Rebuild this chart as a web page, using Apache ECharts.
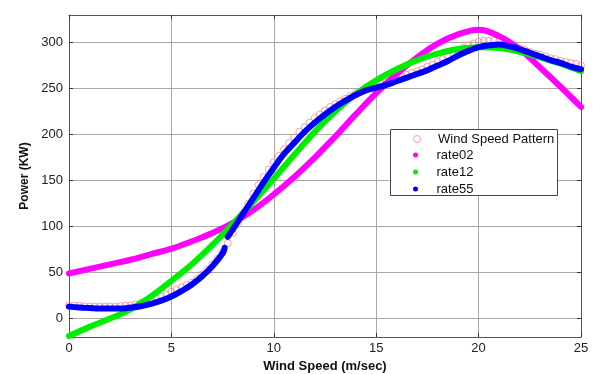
<!DOCTYPE html>
<html>
<head>
<meta charset="utf-8">
<title>Power vs Wind Speed</title>
<script src="https://cdn.jsdelivr.net/npm/echarts@6/dist/echarts.min.js"></script>
<style>
  html, body { margin: 0; padding: 0; background: #ffffff; }
  #chart { width: 596px; height: 374px; }
</style>
</head>
<body>
<div id="chart"></div>
<script>
// Measured wind speed pattern (m/sec -> KW), one sample every 0.25 m/sec
const patternSpeed = [
  0, 0.25, 0.5, 0.75, 1, 1.25, 1.5, 1.75, 2, 2.25, 2.5, 2.75, 3, 3.25, 3.5, 3.75,
  4, 4.25, 4.5, 4.75, 5, 5.25, 5.5, 5.75, 6, 6.25, 6.5, 6.75, 7, 7.25, 7.5, 7.75,
  8, 8.25, 8.5, 8.75, 9, 9.25, 9.5, 9.75, 10, 10.25, 10.5, 10.75, 11, 11.25, 11.5, 11.75,
  12, 12.25, 12.5, 12.75, 13, 13.25, 13.5, 13.75, 14, 14.25, 14.5, 14.75, 15, 15.25, 15.5, 15.75,
  16, 16.25, 16.5, 16.75, 17, 17.25, 17.5, 17.75, 18, 18.25, 18.5, 18.75, 19, 19.25, 19.5, 19.75,
  20, 20.25, 20.5, 20.75, 21, 21.25, 21.5, 21.75, 22, 22.25, 22.5, 22.75, 23, 23.25, 23.5, 23.75,
  24, 24.25, 24.5, 24.75, 25
];
const patternPower = [
  14, 14, 14, 13.5, 13, 13, 13, 13, 13, 13, 13.5, 14, 14.5, 15.5, 17, 18.5,
  20, 22, 24, 26.5, 29, 31.5, 34, 36.5, 39, 43, 48, 53, 59, 65, 72, 82,
  93, 103, 114, 125, 136, 145, 154, 162, 170, 177, 184, 191, 197, 203, 208, 213,
  218, 222, 226, 230, 233, 236, 239, 242, 245, 247, 249, 251, 253, 255, 257, 259,
  261, 263, 265, 267, 269, 271, 274, 276, 279, 282, 285, 288, 291, 294, 297, 299,
  301, 302, 302, 302, 301, 300, 298, 296, 294, 292, 290, 288, 287, 285, 283, 282,
  280, 279, 278, 277, 275
];

// Fitted curves, sampled every 1 m/sec
const rateSpeed = [0, 1, 2, 3, 4, 5, 6, 7, 8, 9, 10, 11, 12, 13, 14, 15, 16, 17, 18, 19, 20, 21, 22, 23, 24, 25];
const rate02 = [49, 54, 59, 64, 70, 76, 84, 93, 104, 118, 135, 154, 175, 198, 222, 245, 266, 284, 299, 309, 314, 307, 293, 273, 252, 230];
const rate12 = [-19, -9, 0, 10, 24, 41, 59, 80, 103, 127, 152, 178, 203, 225, 244, 259, 271, 281, 288, 293, 295, 294, 290, 284, 277, 269];

// rate55 is drawn in two pieces, split at about 7.7 m/sec
const rate55LowSpeed = [0, 0.5, 1, 1.5, 2, 2.5, 3, 3.5, 4, 4.5, 5, 5.5, 6, 6.5, 7, 7.5, 7.6];
const rate55Low = [13, 12, 11.5, 11, 11, 11, 12, 13.5, 16, 19.5, 24, 30, 37, 46, 57, 71, 77];
const rate55HighSpeed = [7.75, 8, 8.5, 9, 9.5, 10, 10.5, 11, 11.5, 12, 12.5, 13, 13.5, 14, 14.5, 15, 15.5,
  16, 16.5, 17, 17.5, 18, 18.5, 19, 19.5, 20, 20.5, 21, 21.5, 22, 22.5, 23, 23.5, 24, 24.5, 25];
const rate55High = [89, 97, 114, 131, 148, 164, 179, 191, 203, 213, 222, 230, 237, 243, 248, 251, 254,
  258, 262, 266, 270, 275, 280, 286, 291, 295, 297, 298, 296, 293, 289, 285, 281, 278, 274, 271];

const powerTicks = [0, 50, 100, 150, 200, 250, 300];

const pairs = (xs, ys) => xs.map((x, i) => [x, ys[i]]);

const FONT = '"Liberation Sans", Arial, Helvetica, sans-serif';
const PINK = '#ef8c8c';

const chart = echarts.init(document.getElementById('chart'), null, { renderer: 'canvas' });

const curveLine = (name, xs, ys, color) => ({
  name: name,
  type: 'line',
  data: pairs(xs, ys),
  smooth: 0.4,
  showSymbol: false,
  symbol: 'circle',
  itemStyle: { color: color },
  lineStyle: { color: color, width: 6, cap: 'round', join: 'round' },
  emphasis: { disabled: true },
  animation: false,
  z: 3
});

const hiddenFrameAxis = {
  type: 'value',
  axisLine: { show: true, onZero: false, lineStyle: { color: '#555', width: 1 } },
  axisLabel: { show: false },
  splitLine: { show: false }
};

chart.setOption({
  backgroundColor: '#ffffff',
  animation: false,
  grid: { left: 69, right: 15, top: 15, bottom: 37, containLabel: false, outerBoundsMode: 'none' },
  xAxis: [
    {
      type: 'value', min: 0, max: 25, interval: 5,
      name: 'Wind Speed (m/sec)', nameLocation: 'middle', nameGap: 15,
      nameTextStyle: { fontFamily: FONT, fontSize: 13, fontWeight: 'bold', color: '#111' },
      axisLine: { show: true, onZero: false, lineStyle: { color: '#555', width: 1 } },
      axisTick: { show: true, inside: true, length: 4, lineStyle: { color: '#333' } },
      axisLabel: { margin: 5, fontFamily: FONT, fontSize: 13, color: '#222' },
      splitLine: { show: true, lineStyle: { color: '#a8a8a8', width: 1 } }
    },
    Object.assign({}, hiddenFrameAxis, {
      position: 'top', min: 0, max: 25, interval: 5,
      axisTick: { show: true, inside: true, length: 4, lineStyle: { color: '#333' } }
    })
  ],
  yAxis: [
    {
      type: 'value', min: -20, max: 330,
      name: 'Power (KW)', nameLocation: 'middle', nameGap: 26,
      nameTextStyle: { fontFamily: FONT, fontSize: 12, fontWeight: 'bold', color: '#111' },
      axisLine: { show: true, onZero: false, lineStyle: { color: '#555', width: 1 } },
      axisTick: { show: true, inside: true, length: 4, customValues: powerTicks, lineStyle: { color: '#333' } },
      axisLabel: { margin: 6, fontFamily: FONT, fontSize: 13, color: '#222', customValues: powerTicks },
      splitLine: { show: true, customValues: powerTicks, lineStyle: { color: '#a8a8a8', width: 1 } }
    },
    Object.assign({}, hiddenFrameAxis, {
      position: 'right', min: -20, max: 330,
      axisTick: { show: true, inside: true, length: 4, customValues: powerTicks, lineStyle: { color: '#333' } },
      axisLabel: { show: false, customValues: powerTicks }
    })
  ],
  legend: [
    {
      orient: 'vertical', left: 413, top: 132, padding: 0,
      itemWidth: 32, itemHeight: 7, itemGap: 2,
      selectedMode: false,
      textStyle: { fontFamily: FONT, fontSize: 13, color: '#111', lineHeight: 14 },
      data: [{
        name: 'Wind Speed Pattern', icon: 'circle',
        itemStyle: { color: 'rgba(0,0,0,0)', borderColor: PINK, borderWidth: 1 }
      }],
      z: 5
    },
    {
      orient: 'vertical', left: 413, top: 148, padding: 0,
      itemWidth: 32, itemHeight: 5, itemGap: 3,
      selectedMode: false,
      textStyle: { fontFamily: FONT, fontSize: 13, color: '#111', lineHeight: 14 },
      data: [
        { name: 'rate02', icon: 'circle' },
        { name: 'rate12', icon: 'circle' },
        { name: 'rate55', icon: 'circle' }
      ],
      z: 5
    }
  ],
  graphic: [{
    type: 'rect', z: 4,
    shape: { x: 390.5, y: 129.5, width: 167, height: 66 },
    style: { fill: '#ffffff', stroke: '#444', lineWidth: 1 }
  }],
  series: [
    {
      name: 'Wind Speed Pattern',
      type: 'scatter',
      data: pairs(patternSpeed, patternPower),
      symbol: 'circle',
      symbolSize: 7,
      itemStyle: { color: 'rgba(0,0,0,0)', borderColor: PINK, borderWidth: 1 },
      emphasis: { disabled: true },
      animation: false,
      z: 2
    },
    curveLine('rate02', rateSpeed, rate02, '#ff00ff'),
    curveLine('rate12', rateSpeed, rate12, '#00ee00'),
    curveLine('rate55', rate55LowSpeed, rate55Low, '#0000ff'),
    curveLine('rate55', rate55HighSpeed, rate55High, '#0000ff')
  ]
});
</script>
</body>
</html>
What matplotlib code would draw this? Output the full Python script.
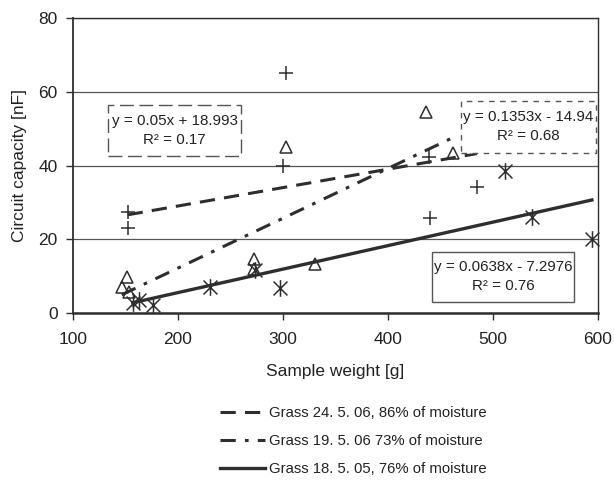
import numpy as np
import matplotlib
matplotlib.use("Agg")
import matplotlib.pyplot as plt
from matplotlib.path import Path
from matplotlib.patches import Rectangle

plt.rcParams["font.family"] = ["Liberation Sans", "DejaVu Sans"]

# ---- data ----
# Grass 24. 5. 06 (plus markers)
g24_x = [152.1, 152.7, 300.5, 302.8, 439.4, 440.3, 484.8]
g24_y = [27.4, 22.9, 39.9, 65.1, 42.4, 25.8, 34.2]
# Grass 19. 5. 06 (open triangles)
g19_x = [146.4, 151.2, 153.0, 272.5, 272.5, 303.0, 330.7, 436.2, 462.0]
g19_y = [7.1, 9.6, 5.7, 14.5, 12.0, 45.1, 13.2, 54.6, 43.3]
# Grass 18. 5. 05 (asterisks)
g18_x = [156.9, 163.2, 176.6, 230.6, 273.0, 297.3, 511.8, 537.3, 594.5]
g18_y = [2.7, 3.45, 2.1, 7.1, 11.5, 6.6, 38.6, 26.1, 20.0]

# trendline coefficients as printed on the chart
fit24 = (0.05, 18.993)
fit19 = (0.1353, -14.94)
fit18 = (0.0638, -7.2976)
eq_text = [
    "y = 0.05x + 18.993\nR² = 0.17",
    "y = 0.1353x - 14.94\nR² = 0.68",
    "y = 0.0638x - 7.2976\nR² = 0.76",
]
labels = [
    "Grass 24. 5. 06, 86% of moisture",
    "Grass 19. 5. 06 73% of moisture",
    "Grass 18. 5. 05, 76% of moisture",
]

INK = "#2e2e2e"
GRID = "#555555"

# excel-style asterisk: X plus a vertical bar
star = Path(
    [(-1, -1), (1, 1), (-1, 1), (1, -1), (0, -1.2), (0, 1.2)],
    [Path.MOVETO, Path.LINETO, Path.MOVETO, Path.LINETO, Path.MOVETO, Path.LINETO],
)

fig = plt.figure(figsize=(6.14, 4.84), dpi=100, facecolor="white")
ax = fig.add_axes([0.1189, 0.3539, 0.8545, 0.6083])

ax.set_xlim(100, 600)
ax.set_ylim(0, 80)
ax.set_xticks(range(100, 601, 100))
ax.set_yticks(range(0, 81, 20))
ax.yaxis.grid(True, color=GRID, linewidth=0.9)
ax.set_axisbelow(True)
for s in ax.spines.values():
    s.set_color(INK)
    s.set_linewidth(1.0)
ax.spines["left"].set_linewidth(1.3)
ax.spines["bottom"].set_linewidth(1.8)
ax.tick_params(direction="out", length=5, width=1, colors=INK, labelsize=12.5,
               labelcolor="#222222")
ax.tick_params(axis="y", pad=6)
ax.tick_params(axis="x", pad=9)

# scatter points
ax.plot(g24_x, g24_y, ls="none", marker="+", ms=10, mew=1.1, color=INK, clip_on=False)
ax.plot(g19_x, g19_y, ls="none", marker="^", ms=9, mew=1.1, mfc="none", mec=INK, clip_on=False)
ax.plot(g18_x, g18_y, ls="none", marker=star, ms=12, mew=1.1, color=INK, clip_on=False)

# trendlines across each series' x range
def trend(xs, coef):
    xx = np.array([min(xs), max(xs)])
    return xx, coef[0] * xx + coef[1]

h1, = ax.plot(*trend(g24_x, fit24), color=INK, lw=2.2, dashes=(5, 3))
h2, = ax.plot(*trend(g19_x, fit19), color=INK, lw=2.2, dashes=(5, 3, 1.2, 3))
h3, = ax.plot(*trend(g18_x, fit18), color=INK, lw=2.4, ls="-")

# equation boxes (data coords: x0, y0, x1, y1)
boxes = [
    ((133.7, 42.5, 260.2, 56.4), (10, 4)),
    ((469.6, 43.5, 598.3, 57.6), (4, 4)),
    ((442.5, 3.0, 577.6, 16.6), None),
]
for (x0, y0, x1, y1), dash, txt in zip([b[0] for b in boxes], [b[1] for b in boxes], eq_text):
    r = Rectangle((x0, y0), x1 - x0, y1 - y0, fill=True, facecolor="white",
                  edgecolor=GRID, lw=1.0, clip_on=False, zorder=3)
    if dash:
        r.set_linestyle((0, dash))
    ax.add_patch(r)
    ax.text((x0 + x1) / 2, (y0 + y1) / 2, txt, ha="center", va="center",
            fontsize=10.9, color="#222222", linespacing=1.45, zorder=4)

ax.set_xlabel("Sample weight [g]", fontsize=12.5, color="#222222", labelpad=12)
ax.set_ylabel("Circuit capacity [nF]", fontsize=12.5, color="#222222", labelpad=8)

fig.legend([h1, h2, h3], labels, loc="upper left", bbox_to_anchor=(0.349, 0.174),
           frameon=False, fontsize=10.7, handlelength=3.0, handletextpad=0.3,
           labelspacing=0.95, borderaxespad=0, labelcolor="#222222")

fig.savefig("out.png", dpi=100, facecolor="white")
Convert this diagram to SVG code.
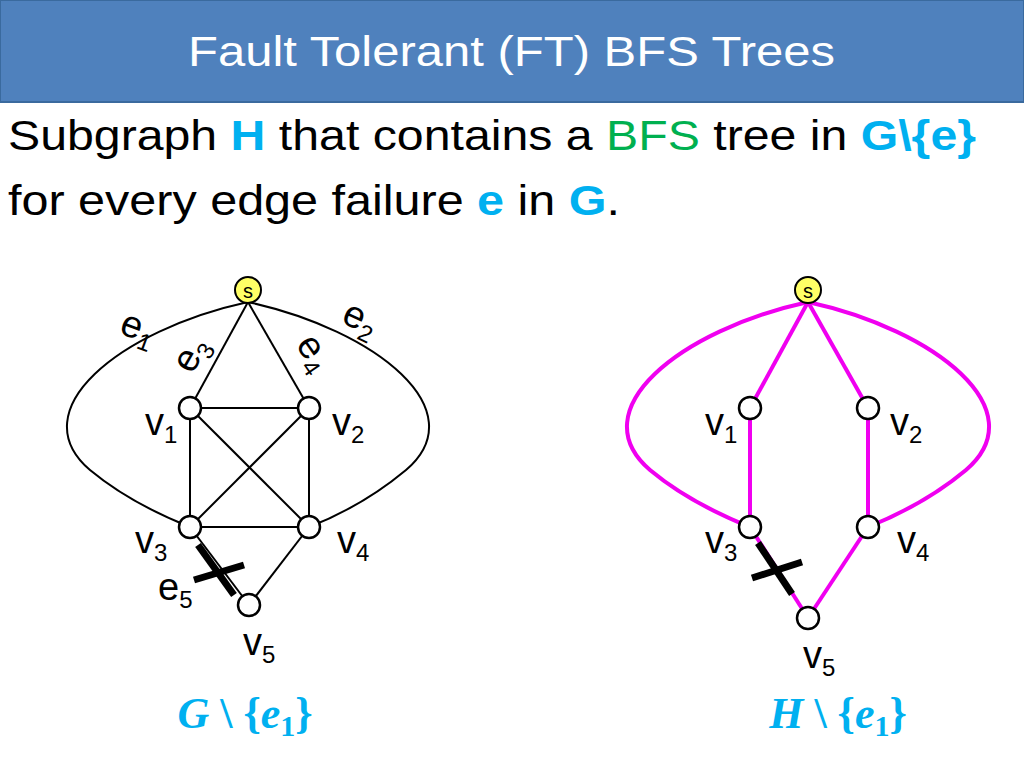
<svg xmlns="http://www.w3.org/2000/svg" width="1024" height="768" viewBox="0 0 1024 768">
<style>
.t{font-family:"Comic Sans MS","Liberation Sans",sans-serif}
.e{stroke:#000;stroke-width:2;fill:none}
.m{stroke:#F000F0;stroke-width:4;fill:none}
.n{fill:#fff;stroke:#000;stroke-width:2.5}
.s{fill:#FFFF66;stroke:#000;stroke-width:2}
.lbl{font-family:"Liberation Sans",sans-serif;font-size:38px;fill:#000}
.sub{font-size:24px}
.x{stroke:#000;stroke-width:7;stroke-linecap:butt}
</style>
<rect width="1024" height="768" fill="#fff"/>
<rect x="0" y="0" width="1024" height="102" fill="#4F81BD" stroke="#3A6A9E" stroke-width="2"/>
<text class="t" x="188" y="66" font-size="42" fill="#fff" textLength="647" lengthAdjust="spacingAndGlyphs">Fault Tolerant (FT) BFS Trees</text>
<text class="t" x="8" y="150" font-size="42" fill="#000" textLength="968" lengthAdjust="spacingAndGlyphs">Subgraph <tspan fill="#00B0F0" font-weight="bold">H</tspan> that contains a <tspan fill="#00B050">BFS</tspan> tree in <tspan fill="#00B0F0" font-weight="bold">G\{e}</tspan></text>
<text class="t" x="8" y="215" font-size="42" fill="#000" textLength="612" lengthAdjust="spacingAndGlyphs">for every edge failure <tspan fill="#00B0F0" font-weight="bold">e</tspan> in <tspan fill="#00B0F0" font-weight="bold">G</tspan>.</text>
<g id="connectors">
<line class="e" x1="248" y1="302" x2="190" y2="408"/>
<line class="e" x1="248" y1="302" x2="309" y2="408"/>
<line class="e" x1="190" y1="408" x2="309" y2="408"/>
<line class="e" x1="190" y1="408" x2="190" y2="527"/>
<line class="e" x1="309" y1="408" x2="309" y2="527"/>
<line class="e" x1="190" y1="527" x2="309" y2="527"/>
<line class="e" x1="190" y1="408" x2="309" y2="527"/>
<line class="e" x1="309" y1="408" x2="190" y2="527"/>
<line class="e" x1="309" y1="527" x2="249" y2="605"/>
<line class="e" x1="190" y1="527" x2="249" y2="605"/>
<path class="e" d="M248,302 C120,330 20,410 90,470 C120,495 160,515 190,527"/>
<path class="e" d="M248,302 C376,330 476,410 406,470 C376,495 340,515 309,527"/>
<line class="x" x1="198" y1="545" x2="234" y2="595"/>
<line class="x" x1="194" y1="580" x2="244" y2="565"/>
<line class="m" x1="808" y1="302" x2="750" y2="408"/>
<line class="m" x1="808" y1="302" x2="868" y2="408"/>
<line class="m" x1="750" y1="408" x2="750" y2="527"/>
<line class="m" x1="868" y1="408" x2="868" y2="527"/>
<line class="m" x1="750" y1="527" x2="808" y2="618"/>
<line class="m" x1="868" y1="527" x2="808" y2="618"/>
<path class="m" d="M808,302 C680,330 580,410 650,470 C680,495 720,515 750,527"/>
<path class="m" d="M808,302 C936,330 1036,410 966,470 C936,495 898,515 868,527"/>
<line class="x" x1="758" y1="543" x2="792" y2="594"/>
<line class="x" x1="752" y1="578" x2="802" y2="562"/>
</g>
<g id="s1"><circle class="s" cx="248" cy="290" r="13"/><text class="t" x="248" y="298" font-size="20" text-anchor="middle">s</text></g>
<g id="s2"><circle class="s" cx="808" cy="290" r="13"/><text class="t" x="808" y="298" font-size="20" text-anchor="middle">s</text></g>
<g id="l-v1"><circle class="n" cx="190" cy="408" r="11"/><text class="lbl" x="145" y="435">v<tspan class="sub" dy="8">1</tspan></text></g>
<g id="l-v2"><circle class="n" cx="309" cy="408" r="11"/><text class="lbl" x="332" y="435">v<tspan class="sub" dy="8">2</tspan></text></g>
<g id="l-v3"><circle class="n" cx="190" cy="527" r="11"/><text class="lbl" x="135" y="553">v<tspan class="sub" dy="8">3</tspan></text></g>
<g id="l-v4"><circle class="n" cx="309" cy="527" r="11"/><text class="lbl" x="337" y="553">v<tspan class="sub" dy="8">4</tspan></text></g>
<g id="l-v5"><circle class="n" cx="249" cy="605" r="11"/><text class="lbl" x="243" y="655">v<tspan class="sub" dy="8">5</tspan></text></g>
<g id="r-v1"><circle class="n" cx="750" cy="408" r="11"/><text class="lbl" x="705" y="435">v<tspan class="sub" dy="8">1</tspan></text></g>
<g id="r-v2"><circle class="n" cx="868" cy="408" r="11"/><text class="lbl" x="890" y="435">v<tspan class="sub" dy="8">2</tspan></text></g>
<g id="r-v3"><circle class="n" cx="750" cy="527" r="11"/><text class="lbl" x="705" y="553">v<tspan class="sub" dy="8">3</tspan></text></g>
<g id="r-v4"><circle class="n" cx="868" cy="527" r="11"/><text class="lbl" x="897" y="553">v<tspan class="sub" dy="8">4</tspan></text></g>
<g id="r-v5"><circle class="n" cx="808" cy="618" r="11"/><text class="lbl" x="803" y="668">v<tspan class="sub" dy="8">5</tspan></text></g>
<g id="edge-labels">
<text class="lbl" transform="translate(118,333) rotate(20)">e<tspan class="sub" dy="8">1</tspan></text>
<text class="lbl" transform="translate(340,322) rotate(25)">e<tspan class="sub" dy="8">2</tspan></text>
<text class="lbl" transform="translate(192,375) rotate(-60)">e<tspan class="sub" dy="8">3</tspan></text>
<text class="lbl" transform="translate(295,345) rotate(55)">e<tspan class="sub" dy="8">4</tspan></text>
<text class="lbl" x="158" y="600">e<tspan class="sub" dy="8">5</tspan></text>
</g>
<text x="245" y="728" font-family="Liberation Serif,serif" font-size="44" font-weight="bold" fill="#00B0F0" text-anchor="middle"><tspan font-style="italic">G</tspan> \ {<tspan font-style="italic">e</tspan><tspan font-size="30" dy="8">1</tspan><tspan dy="-8">}</tspan></text>
<text x="838" y="728" font-family="Liberation Serif,serif" font-size="44" font-weight="bold" fill="#00B0F0" text-anchor="middle"><tspan font-style="italic">H</tspan> \ {<tspan font-style="italic">e</tspan><tspan font-size="30" dy="8">1</tspan><tspan dy="-8">}</tspan></text>
</svg>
--*--
Keep to the lines between the line with "What matplotlib code" and the line with "ax = fig.add_axes([0.1189, 0.3539, 0.8545, 0.6083])", inclusive, and transcribe them without pictures.

* Solution to this task
What matplotlib code would draw this? Output the full Python script.
import numpy as np
import matplotlib
matplotlib.use("Agg")
import matplotlib.pyplot as plt
from matplotlib.path import Path
from matplotlib.patches import Rectangle

plt.rcParams["font.family"] = ["Liberation Sans", "DejaVu Sans"]

# ---- data ----
# Grass 24. 5. 06 (plus markers)
g24_x = [152.1, 152.7, 300.5, 302.8, 439.4, 440.3, 484.8]
g24_y = [27.4, 22.9, 39.9, 65.1, 42.4, 25.8, 34.2]
# Grass 19. 5. 06 (open triangles)
g19_x = [146.4, 151.2, 153.0, 272.5, 272.5, 303.0, 330.7, 436.2, 462.0]
g19_y = [7.1, 9.6, 5.7, 14.5, 12.0, 45.1, 13.2, 54.6, 43.3]
# Grass 18. 5. 05 (asterisks)
g18_x = [156.9, 163.2, 176.6, 230.6, 273.0, 297.3, 511.8, 537.3, 594.5]
g18_y = [2.7, 3.45, 2.1, 7.1, 11.5, 6.6, 38.6, 26.1, 20.0]

# trendline coefficients as printed on the chart
fit24 = (0.05, 18.993)
fit19 = (0.1353, -14.94)
fit18 = (0.0638, -7.2976)
eq_text = [
    "y = 0.05x + 18.993\nR² = 0.17",
    "y = 0.1353x - 14.94\nR² = 0.68",
    "y = 0.0638x - 7.2976\nR² = 0.76",
]
labels = [
    "Grass 24. 5. 06, 86% of moisture",
    "Grass 19. 5. 06 73% of moisture",
    "Grass 18. 5. 05, 76% of moisture",
]

INK = "#2e2e2e"
GRID = "#555555"

# excel-style asterisk: X plus a vertical bar
star = Path(
    [(-1, -1), (1, 1), (-1, 1), (1, -1), (0, -1.2), (0, 1.2)],
    [Path.MOVETO, Path.LINETO, Path.MOVETO, Path.LINETO, Path.MOVETO, Path.LINETO],
)

fig = plt.figure(figsize=(6.14, 4.84), dpi=100, facecolor="white")
ax = fig.add_axes([0.1189, 0.3539, 0.8545, 0.6083])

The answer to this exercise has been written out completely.